**Dataset content:**
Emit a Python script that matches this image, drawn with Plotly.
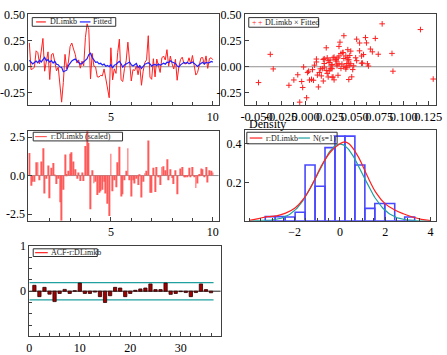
import numpy as np
import plotly.graph_objects as go

W, H = 447, 355

# ---------------- data ----------------
start_year = 1
periods = 109
t = [start_year + k / 12 for k in range(periods)]

dlimkb = [0.229, -0.027, -0.019, -0.005, 0.153, 0.136, 0.028, 0.150, 0.272, -0.043,
          0.034, 0.143, -0.123, 0.117, 0.128, 0.058, -0.039, -0.004, -0.199, -0.340,
          -0.152, 0.119, -0.021, 0.046, 0.195, 0.228, 0.170, 0.120, 0.035, 0.066,
          -0.014, 0.054, 0.009, 0.280, 0.412, 0.357, -0.118, 0.128, 0.007, -0.004,
          -0.097, -0.099, -0.082, -0.088, -0.021, -0.128, -0.194, -0.298, 0.182, -0.127,
          -0.020, -0.064, 0.136, 0.265, -0.126, -0.142, -0.018, 0.058, 0.236, 0.010,
          -0.137, -0.028, -0.037, 0.009, -0.077, 0.015, -0.178, -0.043, 0.041, 0.066,
          0.298, -0.100, -0.121, 0.077, -0.098, 0.074, 0.015, -0.055, 0.085, 0.103,
          0.065, 0.164, 0.005, 0.103, 0.029, -0.022, 0.071, -0.130, -0.002, 0.070,
          0.092, 0.031, 0.028, 0.033, 0.086, 0.026, 0.108, 0.026, -0.080, -0.056,
          0.031, 0.085, 0.089, 0.021, 0.104, -0.016, 0.079, 0.086, 0.067]

fitted = [0.062, 0.048, 0.027, 0.041, 0.055, 0.038, 0.063, 0.046, 0.071, 0.089,
          0.057, 0.068, 0.044, 0.059, 0.036, 0.052, 0.024, 0.019, -0.003, -0.006,
          -0.048, -0.036, -0.033, 0.011, 0.034, 0.055, 0.066, 0.074, 0.058, 0.043,
          0.026, 0.031, 0.049, 0.061, 0.078, 0.117, 0.130, 0.088, 0.064, 0.042,
          0.047, 0.028, 0.033, 0.016, 0.025, 0.004, 0.013, 0.001, 0.021, -0.012,
          0.015, 0.022, 0.038, 0.052, 0.029, -0.004, 0.017, 0.023, 0.035, 0.045,
          0.018, 0.007, 0.021, 0.032, -0.008, 0.009, -0.017, 0.003, 0.024, 0.031,
          0.039, 0.027, 0.006, 0.019, 0.023, 0.011, 0.026, 0.014, 0.022, 0.034,
          0.025, 0.043, 0.039, 0.057, 0.046, 0.041, 0.031, 0.008, -0.002, 0.018,
          0.029, 0.042, 0.034, 0.044, 0.028, 0.037, 0.045, 0.032, 0.012, 0.002,
          0.019, 0.033, 0.043, 0.027, 0.041, 0.036, 0.039, 0.051, 0.044]

acf_lags = list(range(1, 37))
acf_vals = [0.13, -0.12, 0.085, -0.065, -0.23, -0.05, 0.04, -0.05, 0.01, 0.18,
            -0.05, -0.05, -0.02, -0.12, -0.25, -0.10, 0.085, 0.07, -0.12, -0.05,
            0.02, 0.05, 0.07, 0.16, 0.035, 0.035, 0.18, -0.07, -0.05, -0.01,
            -0.03, -0.12, -0.03, 0.16, 0.035, -0.035]

hist_centers = [-3.08, -2.64, -2.20, -1.76, -1.32, -0.88, -0.44, 0.0,
                0.44, 0.88, 1.32, 1.76, 2.20, 2.64, 3.08]
hist_density = [0.022, 0.022, 0.020, 0.045, 0.29, 0.18, 0.38, 0.44,
                0.44, 0.29, 0.065, 0.09, 0.09, 0.0, 0.02]
bin_width = 0.44

kde_x = [-4.0, -3.6, -3.2, -2.8, -2.4, -2.0, -1.6, -1.2, -0.8, -0.4, 0.0, 0.2,
         0.4, 0.8, 1.2, 1.6, 2.0, 2.4, 2.8, 3.2, 3.6, 4.0]
kde_y = [0.003, 0.012, 0.022, 0.026, 0.04, 0.065, 0.115, 0.195, 0.29, 0.36, 0.40, 0.41,
         0.40, 0.335, 0.235, 0.145, 0.088, 0.058, 0.037, 0.02, 0.008, 0.002]

# ---------------- derived (as the software does) ----------------
y_arr = np.array(dlimkb)
f_arr = np.array(fitted)
resid = y_arr - f_arr
scaled = resid / np.sqrt(np.mean(resid ** 2))
acf_band = 2 / np.sqrt(len(dlimkb))
nx = np.linspace(-4.0, 4.0, 161)
normal_pdf = np.exp(-0.5 * nx ** 2) / np.sqrt(2 * np.pi)

# ---------------- helpers ----------------
FONT = "Liberation Serif"


def xd(a, b):
    return [a / W, b / W]


def yd(top, bottom):
    return [1 - bottom / H, 1 - top / H]


def px(p):
    return p / W


def py(p):
    return 1 - p / H


common = dict(showline=True, mirror=True, linecolor="#404040", linewidth=1,
              ticks="inside", ticklen=4, tickcolor="#404040", showgrid=False,
              zeroline=False, tickfont=dict(family=FONT, size=12, color="black"),
              tickangle=0, ticklabeloverflow="allow")

fig = go.Figure()

# Panel A
fig.add_trace(go.Scatter(x=t, y=dlimkb, mode="lines", line=dict(color="#ff2020", width=1),
                         xaxis="x", yaxis="y"))
fig.add_trace(go.Scatter(x=t, y=fitted, mode="lines", line=dict(color="#2020ff", width=1.2),
                         xaxis="x", yaxis="y"))
# Panel B
fig.add_trace(go.Scatter(x=fitted, y=dlimkb, mode="markers",
                         marker=dict(symbol="cross-thin", size=4,
                                     line=dict(color="#ff2020", width=1)),
                         xaxis="x2", yaxis="y2"))
# Panel C
fig.add_trace(go.Bar(x=t, y=scaled, width=0.045,
                     marker=dict(color="#ff5a5a", line=dict(width=0)),
                     xaxis="x3", yaxis="y3"))
# Panel D
fig.add_trace(go.Bar(x=hist_centers, y=hist_density, width=bin_width,
                     marker=dict(color="rgba(0,0,0,0)", line=dict(color="#4848ff", width=1.6)),
                     xaxis="x4", yaxis="y4"))
fig.add_trace(go.Scatter(x=nx, y=normal_pdf, mode="lines", line=dict(color="#20a0a0", width=1.2),
                         xaxis="x4", yaxis="y4"))
fig.add_trace(go.Scatter(x=kde_x, y=kde_y, mode="lines", line=dict(color="#ff2020", width=1.2, shape="spline"),
                         xaxis="x4", yaxis="y4"))
# Panel E
fig.add_trace(go.Bar(x=acf_lags, y=acf_vals, width=0.65,
                     marker=dict(color="#a00000", line=dict(color="#300000", width=0.8)),
                     xaxis="x5", yaxis="y5"))

shapes = []
for xr, yr in [("x", "y"), ("x2", "y2"), ("x3", "y3")]:
    shapes.append(dict(type="line", xref=xr + " domain", yref=yr, x0=0, x1=1, y0=0, y1=0,
                       line=dict(color="#909090", width=1), layer="below"))
shapes.append(dict(type="line", xref="x5 domain", yref="y5", x0=0, x1=1, y0=0, y1=0,
                   line=dict(color="#202020", width=1), layer="below"))
for s in (1, -1):
    shapes.append(dict(type="line", xref="x5", yref="y5", x0=0, x1=acf_lags[-1] + 0.5,
                       y0=s * acf_band, y1=s * acf_band,
                       line=dict(color="#20a0a0", width=1.2), layer="below"))

annotations = []


def legend_box(x0, y0, x1, y1):
    shapes.append(dict(type="rect", xref="paper", yref="paper", x0=px(x0), x1=px(x1),
                       y0=py(y1), y1=py(y0), line=dict(color="#303030", width=1),
                       fillcolor="rgba(0,0,0,0)"))


def legend_line(x0, x1, y, color):
    shapes.append(dict(type="line", xref="paper", yref="paper", x0=px(x0), x1=px(x1),
                       y0=py(y), y1=py(y), line=dict(color=color, width=1.2)))


def legend_text(x, y, text, color="#202020", size=8):
    annotations.append(dict(xref="paper", yref="paper", x=px(x), y=py(y), text=text,
                            showarrow=False, xanchor="left", yanchor="middle",
                            font=dict(family=FONT, size=size, color=color), borderpad=0))


legend_box(26, 11, 112, 20)
legend_line(30, 40, 15.5, "#ff2020")
legend_text(43, 15.5, "DLimkb")
legend_line(75, 86, 15.5, "#2020ff")
legend_text(88, 15.5, "Fitted")

legend_box(249, 11, 321, 21)
legend_text(251, 16, "+", color="#ff2020", size=8)
legend_text(258, 16, "+", color="#ff2020", size=8)
legend_text(265, 16, "DLimkb × Fitted")

legend_box(27, 130, 119, 139)
legend_line(29, 41, 134.5, "#ff5a5a")
legend_text(44, 134.5, "r:DLimkb (scaled)")

legend_box(247, 130, 340, 142)
legend_line(250, 263, 136, "#ff2020")
legend_text(266, 136, "r:DLimkb")
legend_line(300, 312, 136, "#20a0a0")
legend_text(314, 136, "N(s=1)")

legend_box(27, 251, 93, 259)
legend_line(29, 42, 255, "#ff2020")
legend_text(44, 255, "ACF-r:DLimkb")

annotations.append(dict(xref="paper", yref="paper", x=px(247), y=py(121), text="Density",
                        showarrow=False, xanchor="left", yanchor="middle",
                        font=dict(family=FONT, size=12, color="black")))

scatter_ticks = [-0.05, -0.025, 0.0, 0.025, 0.05, 0.075, 0.1, 0.125]
scatter_text = ["-0.050", "-0.025", "0.000", "0.025", "0.050", "0.075", "0.100", "0.125"]

minor_style = dict(ticks="inside", ticklen=3, tickcolor="#404040")

fig.update_layout(
    width=W, height=H, margin=dict(l=0, r=0, t=0, b=0),
    paper_bgcolor="white", plot_bgcolor="white", showlegend=False,
    shapes=shapes, annotations=annotations,
    xaxis=dict(common, domain=xd(22, 218), range=[0.952, 10.286], anchor="y",
               tickvals=[5, 10], minor=dict(minor_style, dtick=1, tick0=0)),
    yaxis=dict(common, domain=yd(7, 102), range=[-0.37, 0.509], anchor="x",
               tickvals=[-0.25, 0, 0.25, 0.5], ticktext=["-0.25", "0.00", "0.25", "0.50"]),
    xaxis2=dict(common, domain=xd(245, 442), range=[-0.0619, 0.133], anchor="y2",
                tickvals=scatter_ticks, ticktext=scatter_text,
                tickfont=dict(family=FONT, size=12.5, color="black"),
                minor=dict(minor_style, dtick=0.0125, tick0=0)),
    yaxis2=dict(common, domain=yd(7, 102), range=[-0.37, 0.509], anchor="x2",
                tickvals=[-0.25, 0, 0.25, 0.5], ticktext=["-0.25", "0.00", "0.25", "0.50"]),
    xaxis3=dict(common, domain=xd(22, 218), range=[0.952, 10.286], anchor="y3",
                tickvals=[5, 10], minor=dict(minor_style, dtick=1, tick0=0)),
    yaxis3=dict(common, domain=yd(129, 222), range=[-2.94, 2.875], anchor="x3",
                tickvals=[-2.5, 0, 2.5], ticktext=["-2.5", "0.0", "2.5"]),
    xaxis4=dict(common, domain=xd(245, 442), range=[-4.2, 4.25], anchor="y4",
                tickvals=[-2, 0, 2, 4], minor=dict(minor_style, dtick=0.5, tick0=0)),
    yaxis4=dict(common, domain=yd(128, 222), range=[0, 0.47], anchor="x4",
                tickvals=[0.2, 0.4], ticktext=["0.2", "0.4"]),
    xaxis5=dict(common, domain=xd(23, 220), range=[0, 37.9], anchor="y5",
                tickvals=[0, 10, 20, 30], minor=dict(minor_style, dtick=2, tick0=0)),
    yaxis5=dict(common, domain=yd(248, 342), range=[-1, 1], anchor="x5",
                tickvals=[0, 1], ticktext=["0", "1"],
                minor=dict(minor_style, dtick=0.25, tick0=0)),
)

fig.write_html("out.html")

**Job:**
From the first line of the listing above, repeat every line through the one holding "t = [start_year". Both ends count, and pictures stay out.

**Result of the task:**
Emit a Python script that matches this image, drawn with Plotly.
import numpy as np
import plotly.graph_objects as go

W, H = 447, 355

# ---------------- data ----------------
start_year = 1
periods = 109
t = [start_year + k / 12 for k in range(periods)]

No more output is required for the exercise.